Si l’on en croit ces textes officiels, le bien-être mental ne vise pas au premier chef l’apaisement de la souffrance psychique, mais bien la capacité, ou non, d’être productif. La santé mentale répond à un idéal entrepreneurial qui envisage les émotions comme un « stock » à faire fructifier. « Il s’agit en effet ici de produire une plus-value émotionnelle, d’aider le moi à éliminer ou du moins réguler ses émotions négatives, de produire plus d’émotions positives que d’ordinaire », explique Eva Illouz. Dans ce contexte, détaille-t-elle, « les émotions sont objectivées, étiquetées, intégrées à des idéaux de la personnalité et poursuivies sous la forme d’états émotionnels, d’actes émotionnels/relationnels et de tentatives d’amélioration de soi. » Cet idéal consiste bien à valoriser ce qu’il y a à valoriser, à supprimer ce qui ne sert à rien, quitte à pathologiser les émotions constitutives de l’existence, comme la tristesse. Pour être en bonne santé mentale, les individus sont encouragés à « gérer » leurs émotions et leur « économie psychique » comme on gérerait une start-up.
“Pour le philosophe Claude-Olivier Doron, l’idéal de santé mentale permet ‘de promouvoir une adaptation harmonieuse de l’individu au développement social en évitant les conflits – et surtout les conflits de classe’”

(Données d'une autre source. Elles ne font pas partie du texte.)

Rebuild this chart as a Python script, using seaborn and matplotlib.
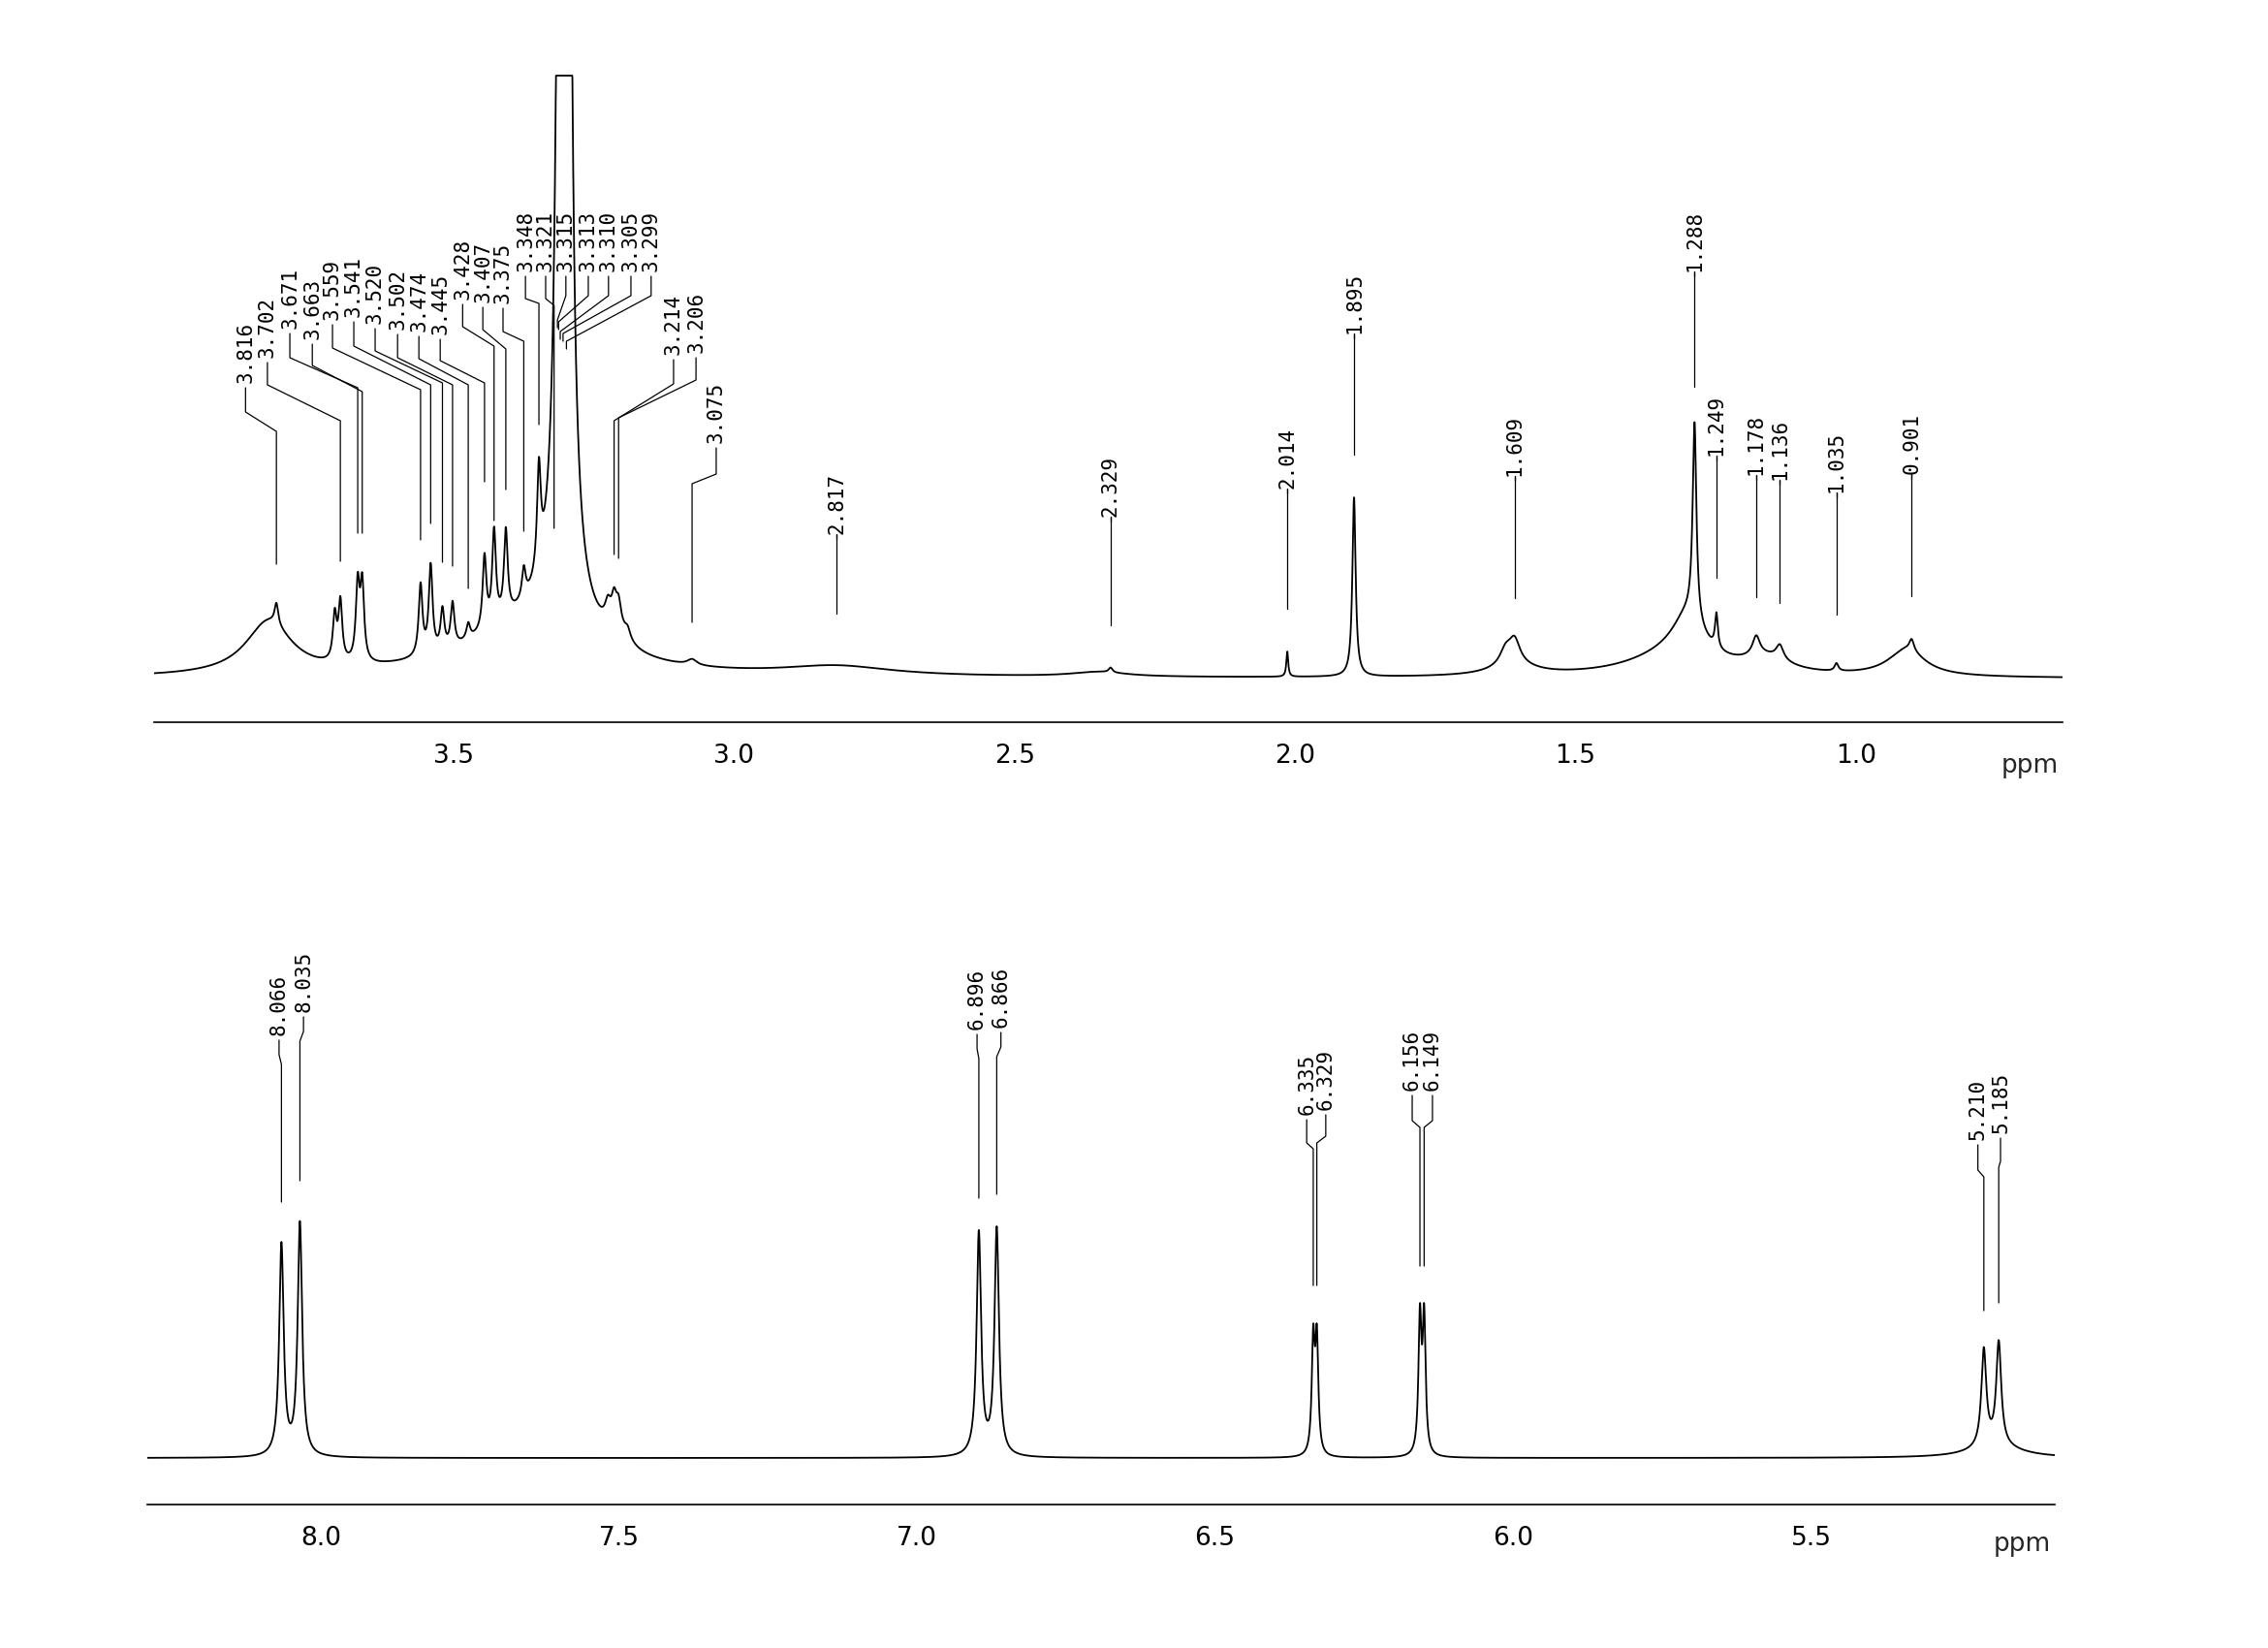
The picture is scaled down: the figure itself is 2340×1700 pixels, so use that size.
import numpy as np
import pandas as pd
import matplotlib
matplotlib.use("Agg")
import matplotlib.pyplot as plt
import seaborn as sns
from matplotlib.ticker import FixedLocator, MultipleLocator

# -----------------------------------------------------------
# Peak tables (ppm, height above baseline, half width)
# -----------------------------------------------------------
# upper trace, 4.0 - 0.6 ppm
top_lines_ppm = [3.816, 3.712, 3.702, 3.671, 3.663, 3.559, 3.541, 3.520, 3.502,
                 3.474, 3.445, 3.428, 3.407, 3.375, 3.348, 3.303, 3.225, 3.214,
                 3.206, 3.190, 3.075, 2.329, 2.014, 1.895, 1.625, 1.609, 1.288,
                 1.249, 1.178, 1.136, 1.035, 0.901]
top_lines_height = [22, 47, 61, 78, 78, 73, 90, 41, 45,
                    16, 75, 95, 88, 31, 106, 20000, 18, 22,
                    20, 10, 6, 5, 26, 185, 15, 25, 204,
                    35, 20, 15, 8, 12]
top_lines_width = [0.004, 0.004, 0.004, 0.004, 0.004, 0.004, 0.004, 0.004, 0.004,
                   0.004, 0.004, 0.004, 0.004, 0.004, 0.004, 0.0025, 0.006, 0.005,
                   0.005, 0.006, 0.01, 0.004, 0.002, 0.0035, 0.012, 0.012, 0.004,
                   0.003, 0.008, 0.008, 0.004, 0.005]

# broad humps under the upper trace
top_humps_ppm = [3.830, 3.370, 3.300, 3.210, 2.817, 2.350, 1.610, 1.300, 1.330, 1.160, 0.910]
top_humps_height = [55, 50, 15, 20, 10, 5, 10, 45, 20, 15, 28]
top_humps_width = [0.05, 0.13, 0.06, 0.02, 0.12, 0.06, 0.05, 0.035, 0.1, 0.05, 0.04]

# lower trace, 8.3 - 5.1 ppm
bot_lines_ppm = [8.066, 8.035, 6.896, 6.866, 6.335, 6.329, 6.156, 6.149, 5.210, 5.185]
bot_lines_height = [218, 240, 230, 234, 115, 115, 138, 138, 100, 106]
bot_lines_width = [0.0045, 0.0045, 0.0045, 0.0045, 0.003, 0.003, 0.003, 0.003, 0.005, 0.005]

bot_humps_ppm = [5.190]
bot_humps_height = [12]
bot_humps_width = [0.05]

# peak-pick labels
top_labels = ["3.816", "3.702", "3.671", "3.663", "3.559", "3.541", "3.520", "3.502",
              "3.474", "3.445", "3.428", "3.407", "3.375", "3.348", "3.321", "3.315",
              "3.313", "3.310", "3.305", "3.299", "3.214", "3.206", "3.075",
              "2.817", "2.329", "2.014", "1.895", "1.609", "1.288", "1.249",
              "1.178", "1.136", "1.035", "0.901"]
bot_labels = ["8.066", "8.035", "6.896", "6.866", "6.335", "6.329",
              "6.156", "6.149", "5.210", "5.185"]

# axis ticks
top_major_ticks = [4.0, 3.5, 3.0, 2.5, 2.0, 1.5, 1.0]
top_tick_labels = ["", "3.5", "3.0", "2.5", "2.0", "1.5", "1.0"]
bot_major_ticks = [8.0, 7.5, 7.0, 6.5, 6.0, 5.5]
bot_tick_labels = ["8.0", "7.5", "7.0", "6.5", "6.0", "5.5"]

# -----------------------------------------------------------
# Label layout: text x (ppm), text bottom, knee 1, knee 2, line end (px above baseline)
# -----------------------------------------------------------
top_label_x = [3.871, 3.832, 3.792, 3.752, 3.716, 3.678, 3.640, 3.600, 3.562, 3.524,
               3.484, 3.448, 3.412, 3.372, 3.336, 3.300, 3.260, 3.224, 3.184, 3.148,
               3.108, 3.068, 3.032,
               2.817, 2.329, 2.014, 1.895, 1.609, 1.288, 1.249, 1.178, 1.136, 1.035, 0.901]
top_label_y = [305, 331, 361, 350, 370, 373, 366, 360, 358, 355,
               391, 388, 387, 420, 420, 420, 420, 420, 420, 420,
               334, 336, 243,
               149, 167, 196, 356, 209, 420, 230, 210, 205, 192, 211]
top_knee1 = [275, 303, 331, 323, 341, 343, 338, 331, 330, 328,
             363, 360, 358, 392, 392, 395, 395, 395, 395, 395,
             304, 308, 211,
             149, 167, 196, 356, 209, 420, 230, 210, 205, 192, 211]
top_knee2 = [255, 266, 300, 296, 298, 303, 305, 303, 303, 305,
             343, 340, 348, 387, 385, 370, 368, 358, 356, 348,
             266, 269, 201,
             149, 167, 196, 356, 209, 420, 230, 210, 205, 192, 211]
top_line_end = [118, 121, 150, 150, 143, 160, 120, 116, 93, 203,
                163, 195, 152, 262, 155, 362, 360, 350, 348, 340,
                128, 124, 58,
                67, 55, 72, 231, 83, 301, 104, 84, 78, 66, 85]

bot_label_x = [8.070, 8.029, 6.899, 6.859, 6.346, 6.314, 6.169, 6.135, 5.220, 5.182]
bot_label_y = [436, 460, 442, 444, 354, 359, 379, 379, 328, 335]
bot_knee1 = [416, 440, 422, 424, 325, 332, 348, 348, 297, 306]
bot_knee2 = [406, 430, 412, 414, 319, 325, 341, 341, 290, 300]
bot_line_end = [264, 286, 268, 272, 178, 178, 198, 198, 152, 160]


def spectrum(ppm, centers, heights, widths):
    out = np.zeros_like(ppm)
    for c, h, w in zip(centers, heights, widths):
        out += h * w ** 2 / (w ** 2 + (ppm - c) ** 2)
    return out


sns.set_style("white")
plt.rcParams["font.family"] = ["DejaVu Sans"]

fig = plt.figure(figsize=(23.4, 17), dpi=100)
W, H = 2340, 1700

# upper panel: axis line at y=745 px, spans x 159..2128 px
ax_top = fig.add_axes([159 / W, (H - 745) / H, 1969 / W, 669 / H])
# lower panel: axis line at y=1552 px, spans x 152..2120 px
ax_bot = fig.add_axes([152 / W, (H - 1552) / H, 1968 / W, 608 / H])

TOP_CLIP = 622

panels = [
    (ax_top, (4.034, 0.632), (-45, TOP_CLIP + 2),
     top_lines_ppm + top_humps_ppm, top_lines_height + top_humps_height,
     top_lines_width + top_humps_width,
     top_labels, top_label_x, top_label_y, top_knee1, top_knee2, top_line_end,
     top_major_ticks, top_tick_labels),
    (ax_bot, (8.291, 5.091), (-48, 560),
     bot_lines_ppm + bot_humps_ppm, bot_lines_height + bot_humps_height,
     bot_lines_width + bot_humps_width,
     bot_labels, bot_label_x, bot_label_y, bot_knee1, bot_knee2, bot_line_end,
     bot_major_ticks, bot_tick_labels),
]

for (ax, xlim, ylim, cen, hgt, wid, labels, lx, ly, k1, k2, lend,
     majors, major_labels) in panels:
    ppm = np.linspace(xlim[0], xlim[1], 12000)
    inten = np.minimum(spectrum(ppm, cen, hgt, wid), TOP_CLIP)
    df = pd.DataFrame({"ppm": ppm, "intensity": inten})
    sns.lineplot(data=df, x="ppm", y="intensity", ax=ax, color="black",
                 linewidth=1.3, sort=False, estimator=None)

    # peak-pick labels with leader lines
    for lab, tx, ty, a, b, e in zip(labels, lx, ly, k1, k2, lend):
        px = float(lab)
        ax.plot([tx, tx, px, px], [ty - 5, a, b, e], color="black",
                linewidth=0.9, clip_on=False)
        ax.text(tx, ty, lab, rotation=90, ha="center", va="bottom",
                family="DejaVu Sans Mono", fontsize=15, color="black")

    ax.set_xlim(*xlim)
    ax.set_ylim(*ylim)
    ax.set_xlabel("")
    ax.set_ylabel("")
    ax.set_yticks([])
    for side in ["top", "left", "right"]:
        ax.spines[side].set_visible(False)
    ax.spines["bottom"].set_color("black")
    ax.spines["bottom"].set_linewidth(1.2)
    ax.xaxis.set_major_locator(FixedLocator(majors))
    ax.set_xticklabels(major_labels)
    ax.xaxis.set_minor_locator(MultipleLocator(0.1))
    ax.tick_params(axis="x", which="major", direction="out", length=10,
                   width=1.0, pad=6, labelsize=19, colors="black")
    ax.tick_params(axis="x", which="minor", direction="out", length=6,
                   width=1.0, colors="black")
    ax.patch.set_alpha(0)
    ax.text(0.983, -0.068, "ppm", transform=ax.transAxes, ha="center",
            va="center", fontsize=19)

fig.savefig("out.png", dpi=100, facecolor="white")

Dépressifs… ou pauvres et isolés ?
L’historien et philosophe Claude-Olivier Doron spécialiste de Michel Foucault, estime à ce titre que l’idéal de la santé mentale est un obstacle à toute politisation de la souffrance. « Il ne s’agit en aucun cas de modifier radicalement le milieu », mais « de promouvoir une adaptation harmonieuse de l’individu au développement social en évitant les conflits – et surtout les conflits de classe. » explique-t-il dans un article consacré à l’histoire de ce terme, paru dans la revue spécialisée Pratique en santé mentale. La santé mentale est, selon lui, une manière d’adapter l’individu à la violence du monde. Les émotions comme la colère ou l’indignation, qui résultent parfois des conditions de vies, sont ravalées à des problèmes liés à la gestion du psychisme et à des questions d’ajustement relationnel à mener avec son entourage. « Il n’est jamais question de modifier directement ce milieu extérieur », mais « d’anticiper et de résoudre les conflits internes que peut générer le processus d’adaptation du sujet à ce milieu. », affirme Dorion.
Cet idéal gestionnaire de la santé psychique est donc aussi un idéal disciplinaire, qui vise à créer des individus adaptés à la marche de la société. Sous son aspect bienveillant, voire salutaire, la politique de la santé mentale masque les violences économiques et sociales, susceptibles de conduire à des états de mal-être. « On n’a pas besoin de Fleurs de Bach, on a besoin de justice sociale », revendique à ce titre l’illustratrice ch.tam. « Apaiser », « Lever les tabous », « libérer la parole » est une chose, lutter contre la précarité et la solitude qui abîment les personnes et détruisent les liens sociaux en est une autre.